While good faith in performance is an element of all contracts covered by this Act, the obligation of good faith does not override express contract terms or the right to enforce them. See Kham & Nates Shoes No. 2, Inc. v. First Bank of Whiting, 908 F.2d 1351 (7th Cir. 1990); Amoco Oil Co. v. Ervin, 908 P.2d 493 (Colo. 1995); Badgett v. Security State Bank, 116 Wn.2d 563, 807 P.2d 356 (1991). The primary application of the concept is that, when a party has discretion under the contract, that discretion should be exercised in a good faith manner. Davis v. Sears, Roebuck & Co., 873 F.2d 888 (6th Cir. 1989). Good faith does not require that a party act to benefit or avoid harm to the other at the cost of rights that it fairly has under the agreement.
29. "Goods." This definition clarifies that computer information, including computer programs, are not goods for purposes of this Act. The definition does not alter the definition of goods in any consumer protection law. Some but not all of the items or transactions treated as financial services transactions in this Act are also excluded from this definition of goods. No inference is intended that those not so excluded, such as payment orders or loans, are thereby treated as goods.
30. "Incidental damages." This term corresponds to Uniform Commercial Code Article 2 (1998 Official Text). Incidental damages are expenses incurred after breach. They include the cost of seeking or arranging for mitigation, but not the actual expenditure for the mitigation itself, which is covered in measuring direct or consequential damages.
31. "Information." This term embraces a wide range of subject matter, but as used in this Act it is limited to transactions within the scope of the Act. "Information" is not limited to subject matter in which informational property rights exist. It includes, for example, factual data if subject to a contractual relationship. As used here, "data" refers to facts whether or not organized or interpreted. A "mask work" is defined in federal law; it refers to a representational technology used in creation of semiconductor products.
32. "Information processing system." This term includes computers and other information processing systems. The term is used primarily in reference to sending and receiving notices.
33. "Informational content." This is information whose ordinary use involves communication of the information to a human being (individual). It is information that humans read, see, hear and otherwise experience. For example, if an electronic database includes images or text and a program enabling display of or access to them, the images are informational content while the search program is not. A Westlaw search program is not informational content, but the text of the cases is. The term applies even if the person creating the informational content does not intend to reveal it to others; this is because preparation involves an intent that the information be perceivable at least by its creator. Informational content need not actually be communicated; it merely must be information that in ordinary use is communicated to individuals. For example, stock quotes are informational content even if an investor uses an electronic agent to make orders and never reads the actual quotes themselves. However, the term does not include computer program instructions in object code that merely control interaction of a computer program with other programs or with a machine or device.

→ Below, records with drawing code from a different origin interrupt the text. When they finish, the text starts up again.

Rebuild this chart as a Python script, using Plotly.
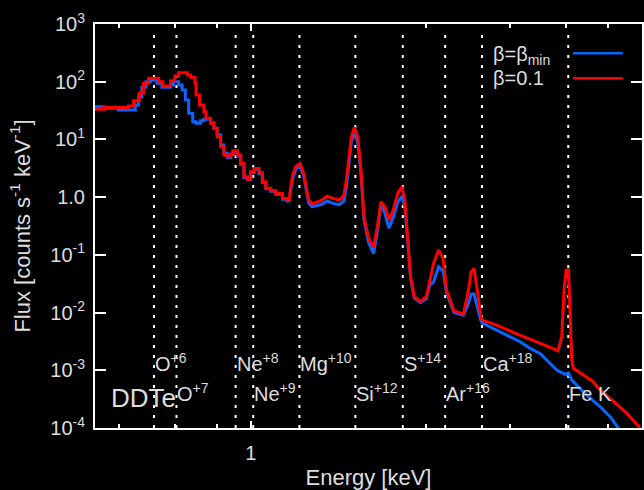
import numpy as np
import plotly.graph_objects as go

# ---------------- data ----------------
# beta = 0.1 (red): binned spectrum (bin edges in keV, flux per bin)
red_edges = [0.397, 0.421, 0.487, 0.502, 0.519, 0.532, 0.548, 0.582, 0.596, 0.624,
             0.640, 0.654, 0.688, 0.702, 0.720, 0.725, 0.740, 0.759, 0.769, 0.790,
             0.805, 0.821, 0.838, 0.854, 0.871, 0.889, 0.901, 0.924, 0.943, 0.961,
             0.980, 1.000, 1.020, 1.050, 1.071, 1.093, 1.125, 1.159, 1.205, 1.239,
             1.254, 1.271, 1.291, 1.316, 1.356, 1.377, 1.396, 1.416, 1.453, 1.497,
             1.542, 1.594, 1.652, 1.718, 1.744, 1.768, 1.794, 1.822, 1.858, 1.896,
             1.925, 1.971, 2.030, 2.091, 2.123, 2.182, 2.226, 2.285, 2.344, 2.408,
             2.457, 2.497, 2.537, 2.587, 2.649, 2.784, 2.839, 2.897, 2.970, 3.073,
             3.133, 3.196, 3.423, 3.572, 3.632, 3.687, 3.757, 3.830, 3.905]
red_flux = [33.2, 35.9, 37.9, 47, 64, 94, 114.5, 100, 84, 104,
            126, 143, 131, 119, 94, 59, 39.4, 30.2, 23.2, 19.0,
            15.6, 11.1, 7.48, 5.37, 5.01, 5.58, 6.37, 5.37, 3.85, 2.26,
            2.04, 2.75, 3.15, 2.65, 1.85, 1.42, 1.29, 1.16, 0.95, 0.89,
            1.33, 2.42, 3.37, 3.85, 2.58, 1.51, 0.89, 0.76, 0.83, 0.89,
            1.04, 0.95, 0.89, 1.09, 1.98, 4.40, 11.1, 16.2, 11.1, 3.37,
            0.457, 0.193, 0.138, 0.307, 0.83, 0.68, 0.40, 0.60, 1.16, 1.51,
            0.89, 0.206, 0.0417, 0.0188, 0.0154, 0.0188, 0.0342, 0.0713, 0.121, 0.0869,
            0.0245, 0.0107, 0.00941, 0.0245, 0.0509, 0.0583, 0.0245, 0.00906]
red_tail_E = [3.905, 4.249, 4.734, 5.264, 5.888, 6.10, 6.236, 6.321, 6.40, 6.49,
              6.55, 6.615, 6.678, 7.515, 7.667, 8.455, 9.153, 9.90]
red_tail_F = [0.00741, 0.00607, 0.00442, 0.00334, 0.00243, 0.00218, 0.0038, 0.0245, 0.0546, 0.0546,
              0.0085, 0.0015, 0.00108, 0.000632, 0.000518, 0.000284, 0.000179, 0.0000984]

# beta = beta_min (blue)
blue_edges = [0.397, 0.421, 0.459, 0.507, 0.517, 0.527, 0.540, 0.554, 0.576, 0.593,
              0.624, 0.635, 0.654, 0.668, 0.681, 0.694, 0.711, 0.725, 0.744, 0.759,
              0.790, 0.805, 0.821, 0.838, 0.854, 0.871, 0.889, 0.901, 0.924, 0.943,
              0.961, 0.980, 1.000, 1.020, 1.050, 1.071, 1.093, 1.125, 1.159, 1.205,
              1.239, 1.254, 1.271, 1.291, 1.316, 1.356, 1.377, 1.396, 1.416, 1.453,
              1.497, 1.542, 1.594, 1.652, 1.718, 1.744, 1.768, 1.794, 1.822, 1.858,
              1.896, 1.925, 1.971, 2.030, 2.091, 2.123, 2.182, 2.226, 2.285, 2.344,
              2.408, 2.457, 2.497, 2.537, 2.587, 2.649, 2.784, 2.839, 2.897, 2.970,
              3.073, 3.133, 3.196, 3.423, 3.572, 3.632, 3.687, 3.757, 3.830, 3.905]
blue_flux = [36.9, 34.6, 32.4, 39.4, 54.9, 80, 100, 107, 93.8, 80,
             87.7, 100, 87.7, 71.8, 48.2, 28.3, 20.3, 19.0, 21.1, 22.3,
             19.5, 15.6, 11.9, 8.0, 5.74, 4.8, 5.4, 6.1, 5.2, 3.7,
             2.2, 2.0, 2.65, 3.05, 2.55, 1.80, 1.40, 1.27, 1.12, 0.92,
             0.86, 1.2, 2.1, 3.0, 3.5, 2.3, 1.3, 0.80, 0.68, 0.72,
             0.75, 0.86, 0.78, 0.74, 0.85, 1.5, 3.5, 9.0, 13.1, 9.0,
             2.9, 0.40, 0.165, 0.106, 0.25, 0.75, 0.52, 0.29, 0.45, 0.82,
             1.02, 0.70, 0.19, 0.040, 0.018, 0.0148, 0.0175, 0.030, 0.034, 0.062,
             0.052, 0.022, 0.0100, 0.0090, 0.0145, 0.0209, 0.021, 0.0126, 0.0075]
blue_tail_E = [3.905, 4.336, 4.879, 5.176, 5.49, 6.053, 6.36, 6.483, 6.615, 7.228,
               7.82, 8.30, 8.71, 8.90]
blue_tail_F = [0.0066, 0.00465, 0.00312, 0.0024, 0.00196, 0.00101, 0.00085, 0.0009, 0.000676, 0.000372,
               0.000233, 0.000156, 0.0000984, 0.00008]

# bins below this energy are drawn as visible steps, above it as a polyline
step_limit = 1.25

# emission-line markers
line_energy = [0.566, 0.646, 0.915, 1.015, 1.332, 1.851, 2.447, 3.14, 3.90, 6.48]
line_label = ['O<sup>+6</sup>', 'O<sup>+7</sup>', 'Ne<sup>+8</sup>', 'Ne<sup>+9</sup>',
              'Mg<sup>+10</sup>', 'Si<sup>+12</sup>', 'S<sup>+14</sup>', 'Ar<sup>+16</sup>',
              'Ca<sup>+18</sup>', 'Fe K']
line_row = [1, 2, 1, 2, 1, 2, 1, 2, 1, 2]

y_tickvals = [1e-4, 1e-3, 1e-2, 1e-1, 1, 10, 100, 1000]
y_ticktext = ['10<sup>-4</sup>', '10<sup>-3</sup>', '10<sup>-2</sup>', '10<sup>-1</sup>',
              '1.0', '10<sup>1</sup>', '10<sup>2</sup>', '10<sup>3</sup>']
x_tickvals = [1, 10]
x_ticktext = ['1', '10']
x_minor_vals = [0.46, 0.64, 0.82, 2.8, 4.6, 6.4, 8.2]

series_names = ['β=β<sub>min</sub>', 'β=0.1']
series_colors = ['#0a64ff', '#ff0000']

FONT = 'Liberation Sans, Arial, Helvetica, sans-serif'
TXT = '#dedede'


def spectrum_path(edges, flux, tail_e, tail_f):
    assert len(edges) == len(flux) + 1
    xs, ys = [], []
    for i, f in enumerate(flux):
        lo, hi = edges[i], edges[i + 1]
        if lo < step_limit:
            xs += [lo, hi]
            ys += [f, f]
        else:
            xs.append(float(np.sqrt(lo * hi)))
            ys.append(f)
    return xs + list(tail_e), ys + list(tail_f)


fig = go.Figure()

# dashed vertical line markers
for e in line_energy:
    fig.add_trace(go.Scatter(x=[e, e], y=[1e-4, 790], mode='lines',
                             line=dict(color='white', width=2, dash='3px,7px'),
                             hoverinfo='skip', showlegend=False))

bx, by = spectrum_path(blue_edges, blue_flux, blue_tail_E, blue_tail_F)
rx, ry = spectrum_path(red_edges, red_flux, red_tail_E, red_tail_F)
fig.add_trace(go.Scatter(x=bx, y=by, mode='lines', name='β=β_min',
                         line=dict(color=series_colors[0], width=3), showlegend=False))
fig.add_trace(go.Scatter(x=rx, y=ry, mode='lines', name='β=0.1',
                         line=dict(color=series_colors[1], width=3), showlegend=False))

annotations = []
for e, lab, row in zip(line_energy, line_label, line_row):
    annotations.append(dict(x=np.log10(e), xref='x', y=0.127 if row == 1 else 0.053, yref='paper',
                            text=lab, showarrow=False, xanchor='left', yanchor='bottom',
                            xshift=-1, font=dict(size=20, color=TXT, family=FONT)))
annotations.append(dict(x=0.026, xref='paper', y=0.031, yref='paper', text='DDTe',
                        showarrow=False, xanchor='left', yanchor='bottom',
                        font=dict(size=26, color=TXT, family=FONT)))

# key (text on the left, line sample on the right, as in the reference)
key_y = [0.922, 0.866]
shapes = []
for name, col, yk in zip(series_names, series_colors, key_y):
    annotations.append(dict(x=0.7234, xref='paper', y=yk, yref='paper', text=name,
                            showarrow=False, xanchor='left', yanchor='middle',
                            font=dict(size=20, color=TXT, family=FONT)))
shapes.append(dict(type='line', xref='paper', yref='paper', x0=0.874, x1=0.965,
                   y0=0.9275, y1=0.9275, line=dict(color=series_colors[0], width=2.5)))
shapes.append(dict(type='line', xref='paper', yref='paper', x0=0.874, x1=0.965,
                   y0=0.8656, y1=0.8656, line=dict(color=series_colors[1], width=2.5)))

fig.update_layout(
    template='none', width=644, height=490,
    margin=dict(l=95, r=2, t=24, b=62, pad=0),
    paper_bgcolor='black', plot_bgcolor='black', showlegend=False,
    font=dict(family=FONT, size=20, color=TXT),
    annotations=annotations, shapes=shapes,
)
fig.update_xaxes(
    type='log', range=[np.log10(0.4), 1], automargin=False,
    showgrid=False, zeroline=False, showline=True, linecolor='white', linewidth=2,
    mirror='ticks', ticks='inside', ticklen=7, tickwidth=2, tickcolor='white',
    tickmode='array', tickvals=x_tickvals, ticktext=x_ticktext,
    tickfont=dict(size=20, color=TXT, family=FONT), ticklabelstandoff=6,
    minor=dict(tickmode='array', tickvals=x_minor_vals, ticks='inside', ticklen=4,
               tickwidth=2, tickcolor='white', showgrid=False),
    title=dict(text='Energy [keV]', font=dict(size=22, color=TXT, family=FONT), standoff=13),
)
fig.update_yaxes(
    type='log', range=[-4, 3], automargin=False,
    showgrid=False, zeroline=False, showline=True, linecolor='white', linewidth=2,
    mirror='ticks', ticks='inside', ticklen=11, tickwidth=2, tickcolor='white',
    tickmode='array', tickvals=y_tickvals, ticktext=y_ticktext,
    tickfont=dict(size=20, color=TXT, family=FONT), ticklabelstandoff=4,
    title=dict(text='Flux [counts s<sup>-1</sup> keV<sup>-1</sup>]',
               font=dict(size=22, color=TXT, family=FONT), standoff=14),
)

fig.write_html('out.html')
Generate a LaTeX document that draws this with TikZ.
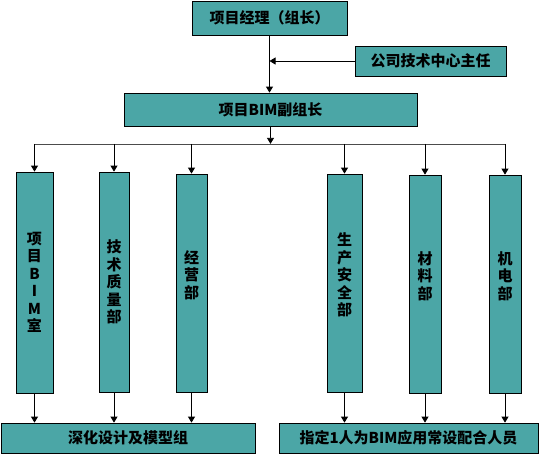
\documentclass[tikz,border=0pt]{standalone}
\usepackage{fontspec}
\setmainfont{Noto Sans CJK SC}
\usetikzlibrary{arrows.meta}
\definecolor{boxteal}{RGB}{75,166,166}
\begin{document}
\begin{tikzpicture}[x=1pt, y=-1pt,
    box/.style={draw, fill=boxteal, line width=0.8pt, inner sep=0pt,
        font=\fontsize{15}{17.5}\selectfont\bfseries},
    col/.style={box, align=center},
    link/.style={line width=0.8pt, -{Triangle[length=6pt,width=7pt]}},
    busline/.style={line width=0.8pt, draw=black!70}]
\useasboundingbox (0,0) rectangle (539,456);

%% Top of the chart
\node[box, minimum width=155pt, minimum height=34pt] (top) at (269.5,18) {项目经理（组长）};
\node[box, minimum width=151pt, minimum height=30pt] (side) at (430.5,61) {公司技术中心主任};
\node[box, minimum width=293pt, minimum height=33pt] (vice) at (270.5,109.5) {项目BIM副组长};

%% Columns
\node[col, minimum width=37pt, minimum height=221pt] (col1) at (34.5,282.5) {项\\目\\B\\I\\M\\室};
\node[col, minimum width=30pt, minimum height=220pt] (col2) at (114,282) {技\\术\\质\\量\\部};
\node[col, minimum width=31pt, minimum height=218pt] (col3) at (191.5,283) {经\\营\\部\\~};
\node[col, minimum width=35pt, minimum height=218pt] (col4) at (344.5,283) {生\\产\\安\\全\\部\\~};
\node[col, minimum width=32pt, minimum height=218pt] (col5) at (425,284) {材\\料\\部\\~};
\node[col, minimum width=32pt, minimum height=218pt] (col6) at (505,284) {机\\电\\部\\~};

%% Bottom groups
\node[box, minimum width=254pt, minimum height=30pt] (left) at (128,438) {深化设计及模型组};
\node[box, minimum width=259pt, minimum height=30pt] (right) at (408.5,438) {指定1人为BIM应用常设配合人员};

%% Connectors
\draw[link] (top.south) -- (top.south |- vice.north);
\draw[link] (side.west) -- (side.west -| top.south);
\coordinate (bus) at ([yshift=-17.5pt]vice.south);
\draw[link] (vice.south) -- (bus);
\draw[busline] (bus -| col1.north) -- (bus -| col6.north);
\foreach \c in {col1,col2,col3,col4,col5,col6}
    \draw[link] (bus -| \c.north) -- (\c.north);
\foreach \c in {col1,col2,col3}
    \draw[link] (\c.south) -- (\c.south |- left.north);
\foreach \c in {col4,col5,col6}
    \draw[link] (\c.south) -- (\c.south |- right.north);
\end{tikzpicture}
\end{document}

34. "Informational rights." This term includes "intellectual property" rights. It also includes rights created under any law that gives a person a right to control use of information independent of contract, such as may be developing in privacy law. As in traditional intellectual property law, the rights need not be exclusive as to all other persons and all uses. Other law determines whether such rights exist; this Act does not modify those laws. The term does not include mere tort claims such as the right to sue for defamation.
35. "Insurance services transaction." This term parallels that of "financial services transactions" with language changes to reflect the nature of insurance-related transactions. It identifies transactions that are subject to extensive regulation and separately developed law and excludes them because they are regulated. Section 103. It refers to an agreement between the insurer and insured relating to access to, use, transfer, clearance, settlement, or processing of the policy or contract, or payments or rights to payment under it. As with financial services transactions, the term does not include contracts to acquire software, nor does it apply to non-regulated information services, such as a virtual mall, provided on the insurance institution's website.
36. "Knowledge." This term is from Uniform Commercial Code § 1-201(25) (1998 Official Text). It does not include constructive notice or any duty to inquire.
37. "License." A license is an agreement the terms of which entail a limited or conditional transfer of information or a grant of limited or restricted contractual rights or permissions to use information. A contract "right" is an affirmative commitment that a licensee may engage in a specific use, while a contract "permission" means simply that the licensor will not object to the use. Either can be the basis of a license. No specific formality of language is required. For purposes of this Act, the term includes consignments of copies of information but does not otherwise alter the legal nature of a consignment. The definition is solely for purposes of this Act and does not alter treatment under other laws, such as tax law.
A transaction is not a license merely because as a matter of law a transferor retains informational property rights that restrict the transferee's ability to use the information. The term thus does not include an unrestricted sale of a copy of a copyrighted work; an unrestricted sale does not involve express contractual terms restricting use of the information. Similarly, a "copyright notice" in a book that merely states the restrictions on use that remain after a first sale under copyright law is not a license. On the other hand, a software agreement whose terms expressly govern use of the software is a license even if the agreement also gives the licensee ownership of the copy. A license exists if a contract grants greater rights or privileges than a first sale, if it restricts rights or privileges that might otherwise exist, or if it deals with other issues of scope of use.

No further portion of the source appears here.